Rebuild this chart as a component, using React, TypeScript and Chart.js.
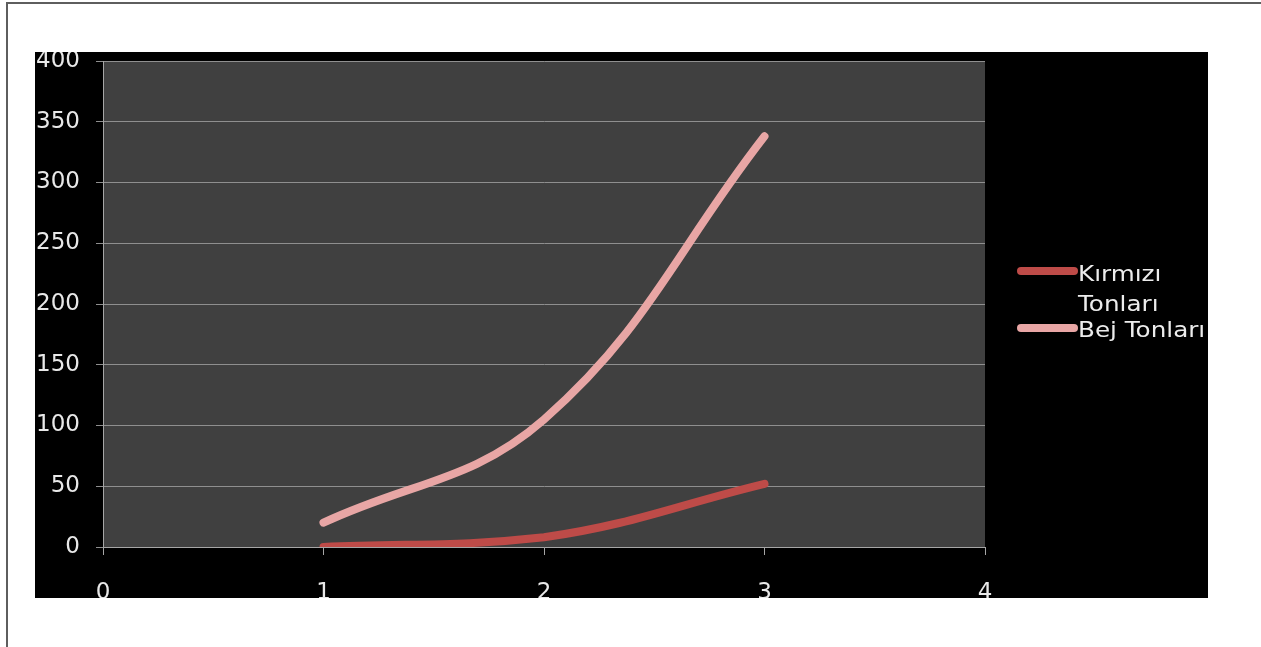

--

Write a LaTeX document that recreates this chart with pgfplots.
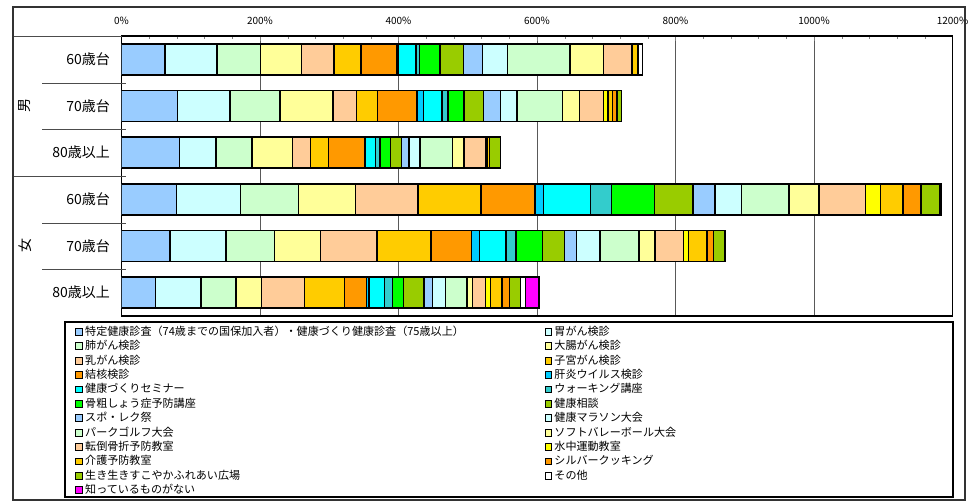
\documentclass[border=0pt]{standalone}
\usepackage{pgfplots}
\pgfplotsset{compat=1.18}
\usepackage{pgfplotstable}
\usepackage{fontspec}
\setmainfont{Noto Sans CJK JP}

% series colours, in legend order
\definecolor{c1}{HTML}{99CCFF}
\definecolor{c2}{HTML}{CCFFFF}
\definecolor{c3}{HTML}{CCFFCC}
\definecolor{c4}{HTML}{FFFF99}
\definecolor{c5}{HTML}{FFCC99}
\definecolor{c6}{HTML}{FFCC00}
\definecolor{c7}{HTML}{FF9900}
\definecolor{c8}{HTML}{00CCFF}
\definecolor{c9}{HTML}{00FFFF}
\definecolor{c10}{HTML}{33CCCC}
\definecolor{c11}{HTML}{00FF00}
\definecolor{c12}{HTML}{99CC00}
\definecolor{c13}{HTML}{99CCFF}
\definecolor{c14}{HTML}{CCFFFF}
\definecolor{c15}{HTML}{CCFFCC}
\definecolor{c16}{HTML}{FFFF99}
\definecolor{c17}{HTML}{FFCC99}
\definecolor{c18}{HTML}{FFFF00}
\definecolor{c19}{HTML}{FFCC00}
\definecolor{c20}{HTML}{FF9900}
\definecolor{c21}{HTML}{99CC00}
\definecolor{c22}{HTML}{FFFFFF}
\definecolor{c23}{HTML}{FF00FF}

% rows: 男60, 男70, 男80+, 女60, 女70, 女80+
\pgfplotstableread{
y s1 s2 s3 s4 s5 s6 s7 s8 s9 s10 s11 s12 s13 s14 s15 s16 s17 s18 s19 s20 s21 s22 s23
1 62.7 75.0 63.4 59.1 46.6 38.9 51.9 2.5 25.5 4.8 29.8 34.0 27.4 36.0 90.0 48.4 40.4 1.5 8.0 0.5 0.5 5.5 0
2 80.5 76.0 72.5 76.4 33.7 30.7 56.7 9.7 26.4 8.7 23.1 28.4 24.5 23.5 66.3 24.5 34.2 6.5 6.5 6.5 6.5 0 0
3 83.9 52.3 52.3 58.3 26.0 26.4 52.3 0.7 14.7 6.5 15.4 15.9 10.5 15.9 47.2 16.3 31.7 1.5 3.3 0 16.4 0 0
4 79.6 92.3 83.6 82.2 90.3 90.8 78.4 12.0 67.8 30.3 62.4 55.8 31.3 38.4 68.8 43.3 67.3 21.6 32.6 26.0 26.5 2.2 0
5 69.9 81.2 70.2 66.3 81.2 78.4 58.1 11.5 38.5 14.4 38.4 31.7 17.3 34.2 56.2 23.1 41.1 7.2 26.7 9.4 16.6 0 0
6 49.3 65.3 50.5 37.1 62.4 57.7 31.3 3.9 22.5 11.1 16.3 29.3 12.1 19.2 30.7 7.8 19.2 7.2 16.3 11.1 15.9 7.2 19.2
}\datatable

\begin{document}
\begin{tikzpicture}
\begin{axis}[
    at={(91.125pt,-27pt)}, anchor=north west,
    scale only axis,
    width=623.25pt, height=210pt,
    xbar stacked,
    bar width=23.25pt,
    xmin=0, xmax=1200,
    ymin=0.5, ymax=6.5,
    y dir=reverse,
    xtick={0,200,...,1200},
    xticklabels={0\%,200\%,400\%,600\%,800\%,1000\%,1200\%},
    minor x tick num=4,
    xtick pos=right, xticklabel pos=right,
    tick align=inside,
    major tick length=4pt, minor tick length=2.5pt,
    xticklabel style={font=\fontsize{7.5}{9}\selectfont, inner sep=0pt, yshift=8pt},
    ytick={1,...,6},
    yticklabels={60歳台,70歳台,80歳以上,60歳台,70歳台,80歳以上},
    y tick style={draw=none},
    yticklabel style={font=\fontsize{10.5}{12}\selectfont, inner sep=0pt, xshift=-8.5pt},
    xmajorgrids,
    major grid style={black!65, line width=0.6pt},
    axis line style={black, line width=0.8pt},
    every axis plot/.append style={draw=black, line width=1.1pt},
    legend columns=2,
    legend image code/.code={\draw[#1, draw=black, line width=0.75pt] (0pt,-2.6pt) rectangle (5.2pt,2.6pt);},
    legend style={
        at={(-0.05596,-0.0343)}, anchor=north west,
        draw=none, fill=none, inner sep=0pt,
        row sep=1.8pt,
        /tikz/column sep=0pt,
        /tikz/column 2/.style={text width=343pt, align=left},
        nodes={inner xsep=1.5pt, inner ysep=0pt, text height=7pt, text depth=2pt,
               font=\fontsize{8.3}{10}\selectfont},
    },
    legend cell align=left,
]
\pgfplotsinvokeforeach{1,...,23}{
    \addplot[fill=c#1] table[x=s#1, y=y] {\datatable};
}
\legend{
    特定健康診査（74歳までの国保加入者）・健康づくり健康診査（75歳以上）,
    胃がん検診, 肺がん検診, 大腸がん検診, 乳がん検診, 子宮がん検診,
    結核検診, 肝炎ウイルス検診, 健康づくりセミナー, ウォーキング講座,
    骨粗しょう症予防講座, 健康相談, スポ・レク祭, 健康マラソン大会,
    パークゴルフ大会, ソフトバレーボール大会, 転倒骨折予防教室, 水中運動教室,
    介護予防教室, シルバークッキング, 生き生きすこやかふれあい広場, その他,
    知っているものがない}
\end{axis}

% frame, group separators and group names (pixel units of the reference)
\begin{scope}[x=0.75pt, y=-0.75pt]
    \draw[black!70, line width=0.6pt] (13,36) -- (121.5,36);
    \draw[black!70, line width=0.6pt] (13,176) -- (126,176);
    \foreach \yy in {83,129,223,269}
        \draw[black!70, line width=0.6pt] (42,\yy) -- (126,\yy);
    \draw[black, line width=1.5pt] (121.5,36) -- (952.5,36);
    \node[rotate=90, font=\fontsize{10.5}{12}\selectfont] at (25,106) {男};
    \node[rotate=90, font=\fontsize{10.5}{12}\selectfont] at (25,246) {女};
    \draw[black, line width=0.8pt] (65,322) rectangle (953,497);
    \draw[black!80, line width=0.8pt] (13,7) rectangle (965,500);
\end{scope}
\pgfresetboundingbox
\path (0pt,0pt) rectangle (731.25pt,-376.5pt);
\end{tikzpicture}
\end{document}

--

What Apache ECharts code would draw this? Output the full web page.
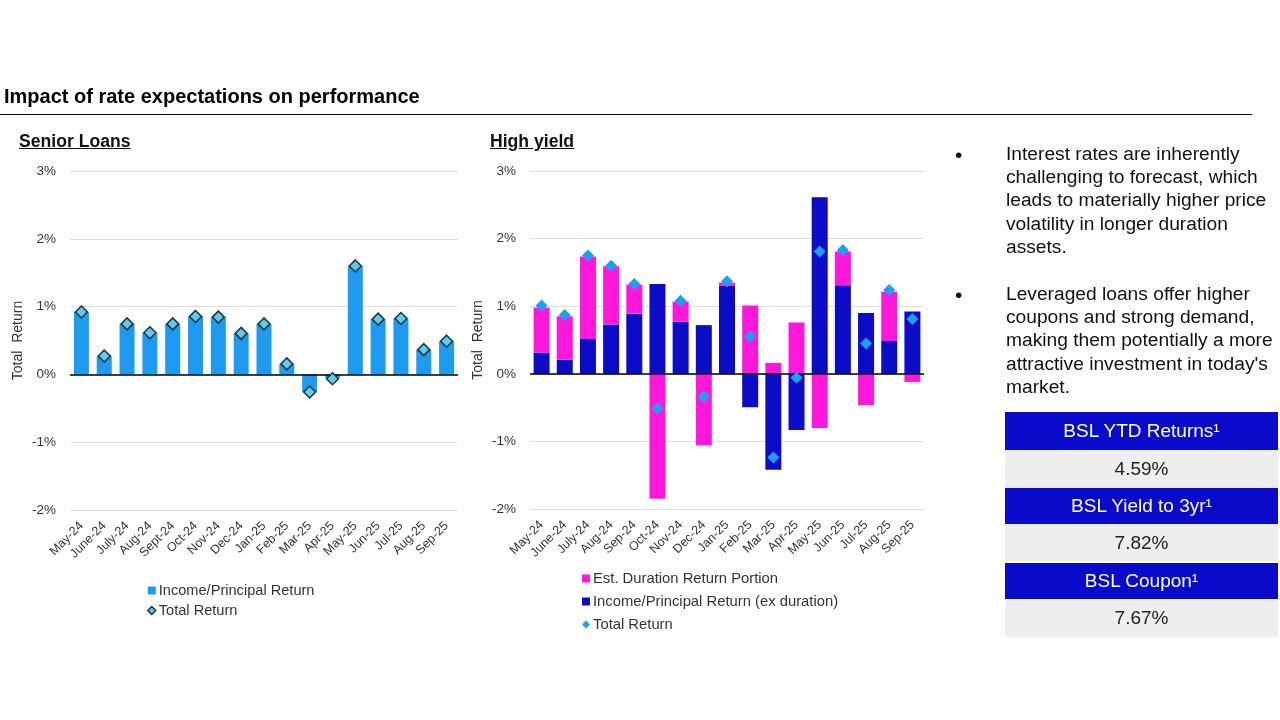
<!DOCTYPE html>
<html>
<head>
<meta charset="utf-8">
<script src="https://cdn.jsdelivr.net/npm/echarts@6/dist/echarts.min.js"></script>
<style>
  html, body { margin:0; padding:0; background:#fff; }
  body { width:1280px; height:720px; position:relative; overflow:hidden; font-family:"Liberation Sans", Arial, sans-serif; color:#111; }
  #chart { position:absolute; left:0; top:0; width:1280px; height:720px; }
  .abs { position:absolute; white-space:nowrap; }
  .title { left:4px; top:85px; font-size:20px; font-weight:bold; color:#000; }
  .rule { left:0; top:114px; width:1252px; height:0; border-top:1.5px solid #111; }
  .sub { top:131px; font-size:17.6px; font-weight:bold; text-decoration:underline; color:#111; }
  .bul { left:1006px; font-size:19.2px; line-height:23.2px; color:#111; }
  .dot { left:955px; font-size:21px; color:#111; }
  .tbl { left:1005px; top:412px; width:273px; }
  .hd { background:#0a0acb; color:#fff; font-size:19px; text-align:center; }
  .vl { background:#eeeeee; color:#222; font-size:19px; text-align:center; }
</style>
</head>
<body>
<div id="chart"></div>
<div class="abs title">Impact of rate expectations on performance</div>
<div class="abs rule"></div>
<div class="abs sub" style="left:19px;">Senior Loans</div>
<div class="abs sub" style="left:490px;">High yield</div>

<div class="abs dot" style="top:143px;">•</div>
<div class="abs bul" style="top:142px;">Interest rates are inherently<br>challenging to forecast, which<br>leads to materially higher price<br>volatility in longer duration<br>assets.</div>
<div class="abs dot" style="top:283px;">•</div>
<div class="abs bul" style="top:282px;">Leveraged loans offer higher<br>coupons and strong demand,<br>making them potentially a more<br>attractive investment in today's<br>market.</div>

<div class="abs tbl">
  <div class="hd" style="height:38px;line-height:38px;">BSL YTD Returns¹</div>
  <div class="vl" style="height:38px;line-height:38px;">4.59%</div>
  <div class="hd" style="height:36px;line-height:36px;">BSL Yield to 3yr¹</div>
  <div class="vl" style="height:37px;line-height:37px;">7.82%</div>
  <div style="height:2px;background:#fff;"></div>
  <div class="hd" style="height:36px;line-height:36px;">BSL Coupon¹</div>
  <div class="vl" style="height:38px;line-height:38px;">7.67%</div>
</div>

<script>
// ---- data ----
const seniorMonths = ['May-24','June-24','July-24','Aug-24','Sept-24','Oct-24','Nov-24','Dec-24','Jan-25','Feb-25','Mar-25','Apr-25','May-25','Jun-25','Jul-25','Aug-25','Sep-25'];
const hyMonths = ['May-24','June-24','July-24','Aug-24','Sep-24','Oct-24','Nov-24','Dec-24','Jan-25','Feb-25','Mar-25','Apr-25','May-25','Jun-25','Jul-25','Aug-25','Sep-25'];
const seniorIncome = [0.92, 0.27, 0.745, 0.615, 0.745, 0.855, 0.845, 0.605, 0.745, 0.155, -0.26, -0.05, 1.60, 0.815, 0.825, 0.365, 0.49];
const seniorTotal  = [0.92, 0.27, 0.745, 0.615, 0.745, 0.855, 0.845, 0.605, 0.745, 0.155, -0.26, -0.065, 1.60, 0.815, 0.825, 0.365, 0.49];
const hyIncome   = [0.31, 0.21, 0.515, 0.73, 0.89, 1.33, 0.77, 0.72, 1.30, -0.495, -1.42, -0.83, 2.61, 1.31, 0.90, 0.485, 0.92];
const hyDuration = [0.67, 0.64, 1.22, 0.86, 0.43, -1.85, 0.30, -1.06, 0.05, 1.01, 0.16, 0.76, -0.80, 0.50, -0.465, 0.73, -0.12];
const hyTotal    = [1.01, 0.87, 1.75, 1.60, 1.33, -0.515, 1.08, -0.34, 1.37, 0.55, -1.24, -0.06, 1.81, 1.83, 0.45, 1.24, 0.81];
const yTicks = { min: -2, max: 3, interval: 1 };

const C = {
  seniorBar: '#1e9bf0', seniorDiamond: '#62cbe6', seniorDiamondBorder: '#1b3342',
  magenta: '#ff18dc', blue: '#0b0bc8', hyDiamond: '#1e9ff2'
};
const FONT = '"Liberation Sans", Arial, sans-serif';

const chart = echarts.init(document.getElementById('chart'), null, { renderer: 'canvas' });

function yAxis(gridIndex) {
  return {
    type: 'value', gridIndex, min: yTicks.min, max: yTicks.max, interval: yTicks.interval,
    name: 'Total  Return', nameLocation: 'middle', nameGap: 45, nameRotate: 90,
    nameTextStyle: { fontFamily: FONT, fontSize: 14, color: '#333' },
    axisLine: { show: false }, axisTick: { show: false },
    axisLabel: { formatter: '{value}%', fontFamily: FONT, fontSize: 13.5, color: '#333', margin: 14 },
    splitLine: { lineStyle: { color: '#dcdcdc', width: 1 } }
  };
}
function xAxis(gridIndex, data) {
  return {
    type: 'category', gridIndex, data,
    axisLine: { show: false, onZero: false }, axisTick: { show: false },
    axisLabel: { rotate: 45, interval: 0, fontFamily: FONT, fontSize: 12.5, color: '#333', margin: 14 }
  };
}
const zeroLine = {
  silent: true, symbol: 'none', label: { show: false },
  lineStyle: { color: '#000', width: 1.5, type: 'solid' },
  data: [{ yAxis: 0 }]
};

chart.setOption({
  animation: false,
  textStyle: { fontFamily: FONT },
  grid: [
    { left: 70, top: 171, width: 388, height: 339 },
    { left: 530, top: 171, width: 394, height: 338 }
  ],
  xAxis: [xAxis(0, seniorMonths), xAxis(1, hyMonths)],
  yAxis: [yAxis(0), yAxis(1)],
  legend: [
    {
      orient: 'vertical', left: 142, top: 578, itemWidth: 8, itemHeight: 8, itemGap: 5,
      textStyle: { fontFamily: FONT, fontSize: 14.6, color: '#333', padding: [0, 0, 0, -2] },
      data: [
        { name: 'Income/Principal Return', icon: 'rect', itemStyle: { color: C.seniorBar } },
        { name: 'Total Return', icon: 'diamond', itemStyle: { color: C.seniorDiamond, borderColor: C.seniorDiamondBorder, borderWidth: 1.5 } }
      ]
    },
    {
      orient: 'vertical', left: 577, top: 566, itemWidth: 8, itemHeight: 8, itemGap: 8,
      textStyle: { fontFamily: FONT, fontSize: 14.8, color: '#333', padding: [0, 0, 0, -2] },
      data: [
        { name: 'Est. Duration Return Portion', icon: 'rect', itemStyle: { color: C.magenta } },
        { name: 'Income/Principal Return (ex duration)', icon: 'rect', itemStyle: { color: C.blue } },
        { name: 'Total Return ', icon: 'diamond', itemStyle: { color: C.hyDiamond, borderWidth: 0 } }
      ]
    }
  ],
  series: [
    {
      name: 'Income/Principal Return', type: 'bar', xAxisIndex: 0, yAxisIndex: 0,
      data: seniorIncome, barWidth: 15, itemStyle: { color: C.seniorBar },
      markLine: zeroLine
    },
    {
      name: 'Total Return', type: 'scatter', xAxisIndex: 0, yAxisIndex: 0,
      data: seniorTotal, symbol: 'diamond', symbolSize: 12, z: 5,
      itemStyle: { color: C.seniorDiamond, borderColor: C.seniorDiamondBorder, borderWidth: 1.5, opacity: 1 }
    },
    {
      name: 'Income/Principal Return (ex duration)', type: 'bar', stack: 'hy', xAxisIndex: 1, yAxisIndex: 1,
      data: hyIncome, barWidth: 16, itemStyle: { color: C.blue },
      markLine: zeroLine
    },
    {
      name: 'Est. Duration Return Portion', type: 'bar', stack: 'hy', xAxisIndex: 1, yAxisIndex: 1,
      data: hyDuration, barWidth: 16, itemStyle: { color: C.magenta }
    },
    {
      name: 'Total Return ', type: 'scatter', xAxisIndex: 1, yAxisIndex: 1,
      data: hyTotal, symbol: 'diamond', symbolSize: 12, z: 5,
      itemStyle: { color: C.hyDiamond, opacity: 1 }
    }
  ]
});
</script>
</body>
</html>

--

* _EXERCISE OBJECTIVE_: Working from the entries above, reproduce exactly and only the lines beginning with the line that has "What Apache ECharts" and ending with the line that has "investment in today's<br>market.</div>"; omit all pictures.

* _TASK RESULT_:
What Apache ECharts code would draw this? Output the full web page.
<!DOCTYPE html>
<html>
<head>
<meta charset="utf-8">
<script src="https://cdn.jsdelivr.net/npm/echarts@6/dist/echarts.min.js"></script>
<style>
  html, body { margin:0; padding:0; background:#fff; }
  body { width:1280px; height:720px; position:relative; overflow:hidden; font-family:"Liberation Sans", Arial, sans-serif; color:#111; }
  #chart { position:absolute; left:0; top:0; width:1280px; height:720px; }
  .abs { position:absolute; white-space:nowrap; }
  .title { left:4px; top:85px; font-size:20px; font-weight:bold; color:#000; }
  .rule { left:0; top:114px; width:1252px; height:0; border-top:1.5px solid #111; }
  .sub { top:131px; font-size:17.6px; font-weight:bold; text-decoration:underline; color:#111; }
  .bul { left:1006px; font-size:19.2px; line-height:23.2px; color:#111; }
  .dot { left:955px; font-size:21px; color:#111; }
  .tbl { left:1005px; top:412px; width:273px; }
  .hd { background:#0a0acb; color:#fff; font-size:19px; text-align:center; }
  .vl { background:#eeeeee; color:#222; font-size:19px; text-align:center; }
</style>
</head>
<body>
<div id="chart"></div>
<div class="abs title">Impact of rate expectations on performance</div>
<div class="abs rule"></div>
<div class="abs sub" style="left:19px;">Senior Loans</div>
<div class="abs sub" style="left:490px;">High yield</div>

<div class="abs dot" style="top:143px;">•</div>
<div class="abs bul" style="top:142px;">Interest rates are inherently<br>challenging to forecast, which<br>leads to materially higher price<br>volatility in longer duration<br>assets.</div>
<div class="abs dot" style="top:283px;">•</div>
<div class="abs bul" style="top:282px;">Leveraged loans offer higher<br>coupons and strong demand,<br>making them potentially a more<br>attractive investment in today's<br>market.</div>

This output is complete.